"The Queer Afterlife of Vaslav Nijinsky" is three books in one: an
impressionistic account of the dancer's homoerotic career, an
analysis of his gay male reception, and an exploration of the
limitations of that analysis. The impressionistic account, based on
the aestheticism of Walter Pater, focuses on significant gestures
made by Nijinsky in key roles, including the Golden Slave, the
Specter of the Rose, Narcissus, Petrouchka, and the Faun. The
analysis of his reception, based on the semiotics of Roland
Barthes, is deconstructive. And the exploration of the the
analytical limitations sets the stage for cultural studies that
move beyond Barthesian semiotics--beyond, that is, the author's
last two books.
Why, given that most of his followers were not gay, describe
Nijinsky's queer afterlife? The author's answer is that Nijinsky
was the Lord Alfred Douglas of the Ballet Russes.
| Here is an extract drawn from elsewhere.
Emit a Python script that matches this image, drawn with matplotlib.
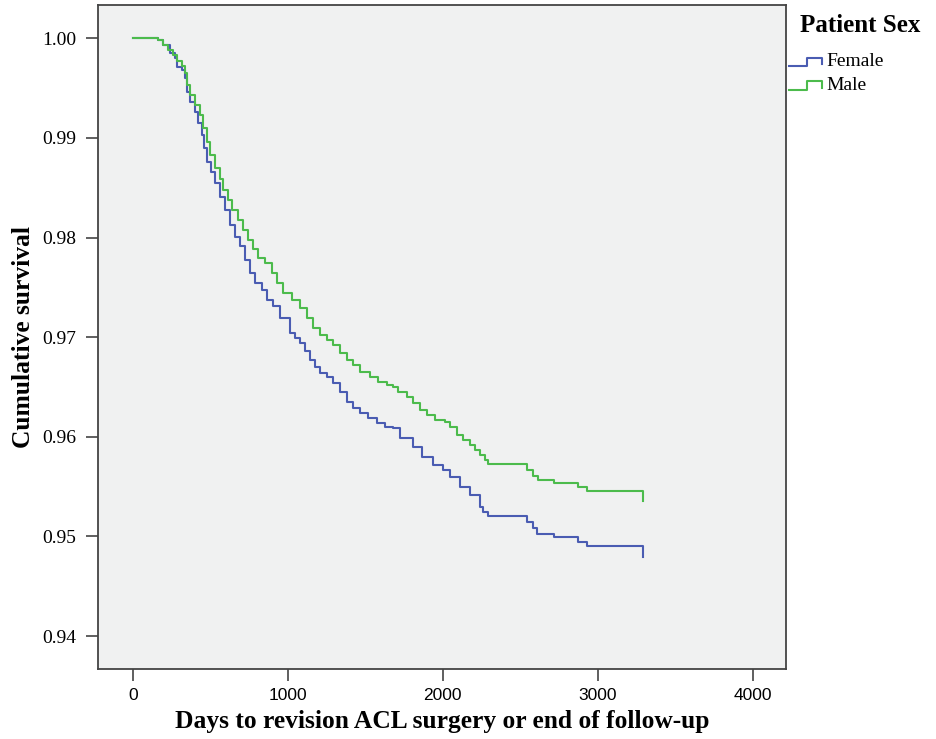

The dancer,
however, had even more "lilac-hued notoriety" than
Douglas--notoriety based upon common knowledge of his sexual
relationship with Serge Diaghilev, upon his having been one of the
first sensuous young men to dominate a Western stage recently riven
by the homosexual/heterosexual division we are still contending
with today, and upon his mastery of leading roles and body
languages that had very little to do with conventional masculinity.